A vez é dos governos locais
Uma mensagem clara desse Summit é a proeminência de governos subnacionais em processos de abertura. Pela primeira vez, realizou-se uma Assembleia do Programa Local da OGP (que foi gravada e pode ser assistida aqui), permitindo o diálogo direto entre todos os membros.
Há muita coisa interessante acontecendo por aí. Por exemplo, o Marrocos criou recentemente um programa, com uma rede com mais de 60 membros, para promover localmente princípios e iniciativas de governo aberto, incentivar trocas e construir capacidades para reformas. A Argentina está entrando no segundo ciclo do programa federal de capacitação e fomento a práticas locais e que, nesta edição apoiará 70 iniciativas a partir de uma perspectiva de Estado aberto. A Espanha agregou em seu Plano de Ação Nacional a realização de mais de 50 iniciativas subnacionais, construindo uma política de Estado com estrutura multinível.
Junto com as professoras Paula Schommer (UDESC) e Gabriela de Brelaz (UNIFESP), acompanhei um encontro extraoficial com pessoas que têm feito iniciativas como essas acontecerem em seus países. Compartilhamos um pouco do movimento para a criação da Rede Brasileira de Governo Aberto em que estamos envolvidas por aqui, que pretende extrapolar os limites da parceria e ampliar conexões e que, diferente das demais, vem nascendo de baixo para cima, puxada muito fortemente por atores trabalhando com essa agenda em nível local no país.

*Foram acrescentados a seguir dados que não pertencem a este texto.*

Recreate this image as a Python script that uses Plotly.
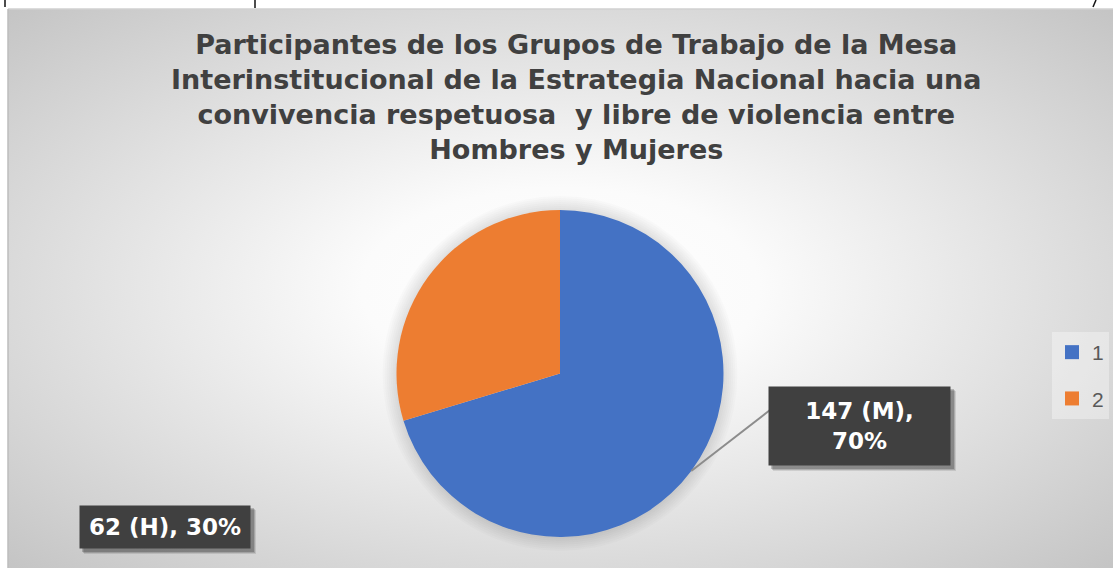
import base64
import math
import plotly.graph_objects as go

# ---- data ----
categories = ["1", "2"]
sex_codes = ["M", "H"]
values = [147, 62]
colors = ["#4472C4", "#ED7D31"]
title_lines = [
    "Participantes de los Grupos de Trabajo de la Mesa",
    "Interinstitucional de la Estrategia Nacional hacia una",
    "convivencia respetuosa  y libre de violencia entre",
    "Hombres y Mujeres",
]

W, H = 1113, 568


def px(x):
    return x / W


def py(y_top):
    return (H - y_top) / H


# chart area (pixels)
AX0, AY0 = 8, 9
# pie geometry (pixels from top-left)
PCX, PCY, PR = 560, 373.5, 163.5

total = sum(values)
pcts = [round(v / total * 100) for v in values]
label_texts = [f"{v} ({s}), {p}%" for v, s, p in zip(values, sex_codes, pcts)]

# background radial gradient as svg image
svg = f"""<svg xmlns='http://www.w3.org/2000/svg' width='{W-AX0}' height='{H-AY0}' viewBox='0 0 100 100' preserveAspectRatio='none'>
<defs><radialGradient id='g' cx='0.5' cy='0.5' r='0.72' gradientUnits='objectBoundingBox'>
<stop offset='0' stop-color='#ffffff'/>
<stop offset='0.25' stop-color='#fbfbfb'/>
<stop offset='0.65' stop-color='#dddddd'/>
<stop offset='1' stop-color='#c3c3c3'/>
</radialGradient></defs>
<rect x='0' y='0' width='100' height='100' fill='url(#g)'/>
</svg>"""
svg_uri = "data:image/svg+xml;base64," + base64.b64encode(svg.encode()).decode()

fig = go.Figure()
fig.add_trace(go.Pie(
    labels=categories,
    values=values,
    marker=dict(colors=colors, line=dict(width=0)),
    sort=False,
    direction="clockwise",
    rotation=0,
    textinfo="none",
    hoverinfo="label+value+percent",
    showlegend=False,
    domain=dict(x=[px(PCX - PR), px(PCX + PR)], y=[py(PCY + PR), py(PCY - PR)]),
))

# legend entries (one group per category so the spacing can match)
for cat, col in zip(categories, colors):
    fig.add_trace(go.Scatter(
        x=[None], y=[None], mode="markers", name=cat, legendgroup=cat,
        marker=dict(symbol="square", size=14, color=col), hoverinfo="skip",
    ))

shapes = []
# soft shadow around pie
for k in range(7):
    rr = PR + 2 + k * 2
    shapes.append(dict(type="circle", xref="paper", yref="paper",
                       x0=px(PCX - rr), x1=px(PCX + rr), y0=py(PCY + rr), y1=py(PCY - rr),
                       fillcolor="rgba(0,0,0,0.015)", line=dict(width=0), layer="below"))

# top border line and screenshot fragments
shapes.append(dict(type="line", xref="paper", yref="paper", x0=px(AX0), x1=1, y0=py(AY0), y1=py(AY0),
                   line=dict(color="#d0d0d0", width=1.5)))
shapes.append(dict(type="line", xref="paper", yref="paper", x0=px(AX0), x1=px(AX0), y0=0, y1=py(AY0),
                   line=dict(color="#bdbdbd", width=1.5)))
for (x0, y0, x1, y1) in [(5, 0, 5, 7), (255, 0, 255, 8), (1096, 0, 1093, 7)]:
    shapes.append(dict(type="line", xref="paper", yref="paper", x0=px(x0), x1=px(x1), y0=py(y0), y1=py(y1),
                       line=dict(color="#111111", width=1.5)))

# leader line from middle of slice 1 to its label
theta = (values[0] / 2) / total * 2 * math.pi
lx0 = PCX + PR * math.sin(theta)
ly0 = PCY - PR * math.cos(theta)
shapes.append(dict(type="line", xref="paper", yref="paper", x0=px(lx0), y0=py(ly0), x1=px(770), y1=py(410),
                   line=dict(color="#8c8c8c", width=2)))

# label boxes (pixels: center x, center y, width, height)
boxes = [(859.5, 426, 181, 78), (165, 527, 170, 42)]
for (bx, by, bw, bh) in boxes:
    for off, a in [(6, 0.10), (5, 0.15), (4, 0.2)]:
        shapes.append(dict(type="rect", xref="paper", yref="paper",
                           x0=px(bx - bw / 2 + off - 2), x1=px(bx + bw / 2 + off),
                           y0=py(by + bh / 2 + off), y1=py(by - bh / 2 + off - 2),
                           fillcolor=f"rgba(0,0,0,{a})", line=dict(width=0)))

annotations = [dict(
    text="<br>".join(title_lines), xref="paper", yref="paper", x=px(576), y=py(97),
    xanchor="center", yanchor="middle", showarrow=False, align="center",
    font=dict(family="DejaVu Sans", size=27, color="#404040", weight="bold"),
)]
label_lines = [label_texts[0].replace(", ", ",<br>", 1), label_texts[1]]
for (bx, by, bw, bh), t in zip(boxes, label_lines):
    annotations.append(dict(
        text=t, xref="paper", yref="paper", x=px(bx), y=py(by), xanchor="center", yanchor="middle",
        showarrow=False, align="center", width=bw - 6, height=bh - 6, borderpad=3, valign="middle",
        bgcolor="#404040", font=dict(family="DejaVu Sans", size=23, color="#ffffff", weight="bold"),
    ))

fig.update_layout(
    width=W, height=H, margin=dict(l=0, r=0, t=0, b=0),
    paper_bgcolor="#ffffff",
    plot_bgcolor="rgba(0,0,0,0)",
    xaxis=dict(visible=False),
    yaxis=dict(visible=False),
    images=[dict(source=svg_uri, xref="paper", yref="paper", x=px(AX0), y=py(AY0),
                 sizex=1 - px(AX0), sizey=py(AY0), xanchor="left", yanchor="top",
                 sizing="stretch", layer="below")],
    shapes=shapes,
    annotations=annotations,
    showlegend=True,
    legend=dict(x=px(1052), y=py(332), xanchor="left", yanchor="top",
                bgcolor="rgba(255,255,255,0.35)", borderwidth=0, tracegroupgap=16,
                traceorder="grouped",
                font=dict(family="Liberation Sans", size=21, color="#595959"),
                itemclick=False, itemdoubleclick=False),
)

fig.write_html("out.html")
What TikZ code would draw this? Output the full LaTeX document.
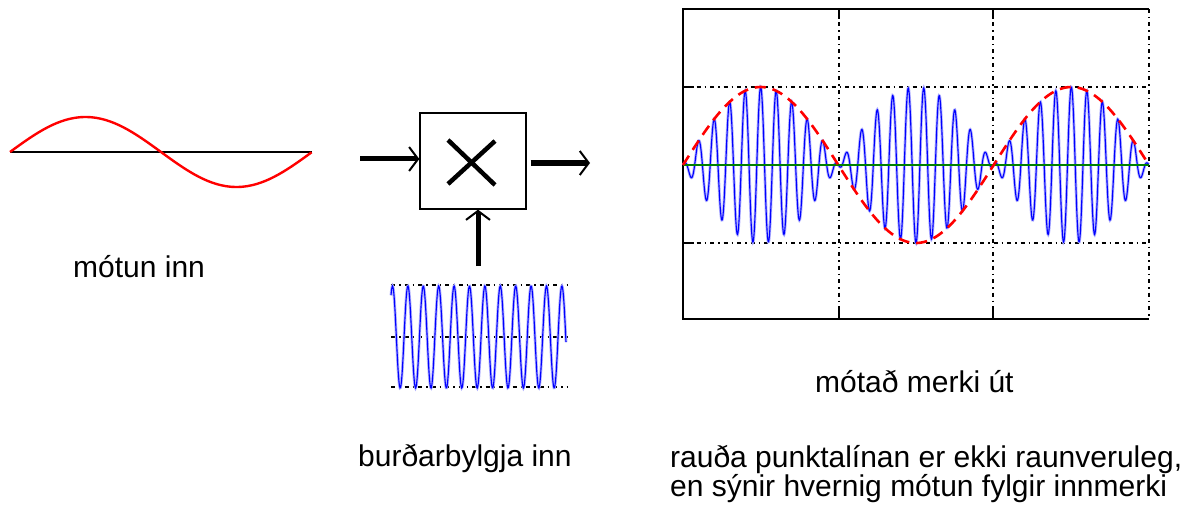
\documentclass[tikz,border=0pt]{standalone}
\usepackage{fontspec}
\setmainfont{Liberation Sans}
\usetikzlibrary{arrows.meta}
\begin{document}
\begin{tikzpicture}[x=1pt,y=-1pt,
  lbl/.style={anchor=base west,inner sep=0pt,font=\fontsize{30}{28}\selectfont},
  arr/.style={line width=5pt,-{Straight Barb[length=9pt,width=24pt,line width=2pt]}},
  gridln/.style={line width=1.3pt,dash pattern=on 4pt off 4pt on 1.5pt off 4pt},
  ax/.style={line width=1.4pt},
  halo/.style={blue!30,line width=2.8pt},
  wave/.style={blue,line width=1.1pt},
  env/.style={red,line width=2.6pt,dash pattern=on 11pt off 7pt},
  redsine/.style={red,line width=2.4pt}
]
\useasboundingbox (0,0) rectangle (1194,508);
\fill[white] (0,0) rectangle (1194,508);

% ---- modulating signal (left)
\draw[line width=2pt] (10,152) -- (312,152);
\draw[redsine] plot[domain=0:1,samples=120] ({10+302*\x},{152-35*sin(360*\x)});
\node[lbl] (tmod) at (73,277) {mótun inn};

% ---- multiplier
\node[draw,line width=1.3pt,minimum width=106pt,minimum height=96pt,inner sep=0pt] (mult) at (473,161) {};
\draw[line width=4.5pt] (448,140) -- (495,185);
\draw[line width=4.5pt] (495,141) -- (448,184);
\coordinate (inL) at (360,159);
\coordinate (outR) at (590,163);
\coordinate (inB) at (478,266);
\draw[arr] (inL) -- (mult.west |- inL);
\draw[arr,shorten <=4pt] (mult.east |- outR) -- (outR);
\draw[arr] (inB) -- (mult.south -| inB);

% ---- carrier
\foreach \yy in {285,337,387} \draw[gridln] (391,\yy) -- (567,\yy);
\draw[halo] plot[domain=0:175,samples=350] ({391+\x},{337-51*cos(23.3766*\x-35)});
\draw[wave] plot[domain=0:175,samples=350] ({391+\x},{337-51*cos(23.3766*\x-35)});
\node[lbl] (tcar) at (358,466) {burðarbylgja inn};

% ---- output plot
\foreach \xx in {839,993,1149} \draw[gridln] (\xx,9) -- (\xx,319);
\foreach \yy in {87,243} \draw[gridln] (683,\yy) -- (1149,\yy);
\draw[ax] (1149,9) -- (683,9) -- (683,319) -- (1149,319);
\foreach \xx in {839,993} {\draw[ax] (\xx,9) -- (\xx,19); \draw[ax] (\xx,319) -- (\xx,309);}
\foreach \yy in {87,243} \draw[ax] (683,\yy) -- (694,\yy);
\draw[halo] plot[domain=0:1,samples=1200] ({683+466*\x},{165-78*sin(540*\x)*cos(10800*\x)});
\draw[wave] plot[domain=0:1,samples=1200] ({683+466*\x},{165-78*sin(540*\x)*cos(10800*\x)});
\draw[green!50!black,line width=1.8pt] (683,165) -- (1149,165);
\draw[env] plot[domain=0:1,samples=200] ({683+466*\x},{165-78*sin(540*\x)});
\node[lbl] (tout) at (815,392) {mótað merki út};
\node[lbl,align=left,anchor=north west] (tnote) at (670,445) {rauða punktalínan er ekki raunveruleg,\\en sýnir hvernig mótun fylgir innmerki};
\end{tikzpicture}
\end{document}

Hoje, o Brasil tem quatro governos subnacionais no Programa Local da OGP. O estado de Santa Catarina e as cidades de São Paulo (SP), Osasco (SP) e Contagem (MG). Todos estiveram representados no Summit, além da CGU e algumas das organizações da sociedade civil envolvidas no nível federal.
Passado o evento, o que fica?
Apesar de estar envolvida com governo aberto há quase 10 anos e trabalhando diretamente nessa agenda desde 2018, essa foi a primeira vez que tive a oportunidade de estar em um evento dessa magnitude.
Por um lado, é estimulante estar em contato com pessoas e iniciativas tão diversas, ver como há caminhos sendo traçados de forma diferente para chegar aos mesmos objetivos que temos. A potência de experiências subnacionais mostram como o trabalho em nível local, mais próximo das pessoas, é central para o avanço da agenda. Por outro, é preocupante como ainda precisamos avançar no diálogo com grupos mais amplos e diversos da sociedade civil e dentro dos governos e com outras plataformas de políticas públicas e de construção colaborativa. A sustentabilidade de iniciativas, para que sobrevivam aos ciclos de governo e a momentos de crise, é um desafio posto.
Da Estônia, ficam as conexões construídas ali, as histórias compartilhadas, as ideias que se tornam sementes para (re)pensarmos iniciativas e uma certeza: não há caminhos para o fortalecimento da democracia e o aprimoramento das políticas e serviços públicos senão por governos mais abertos e pela colaboração e construção conjunta com a sociedade.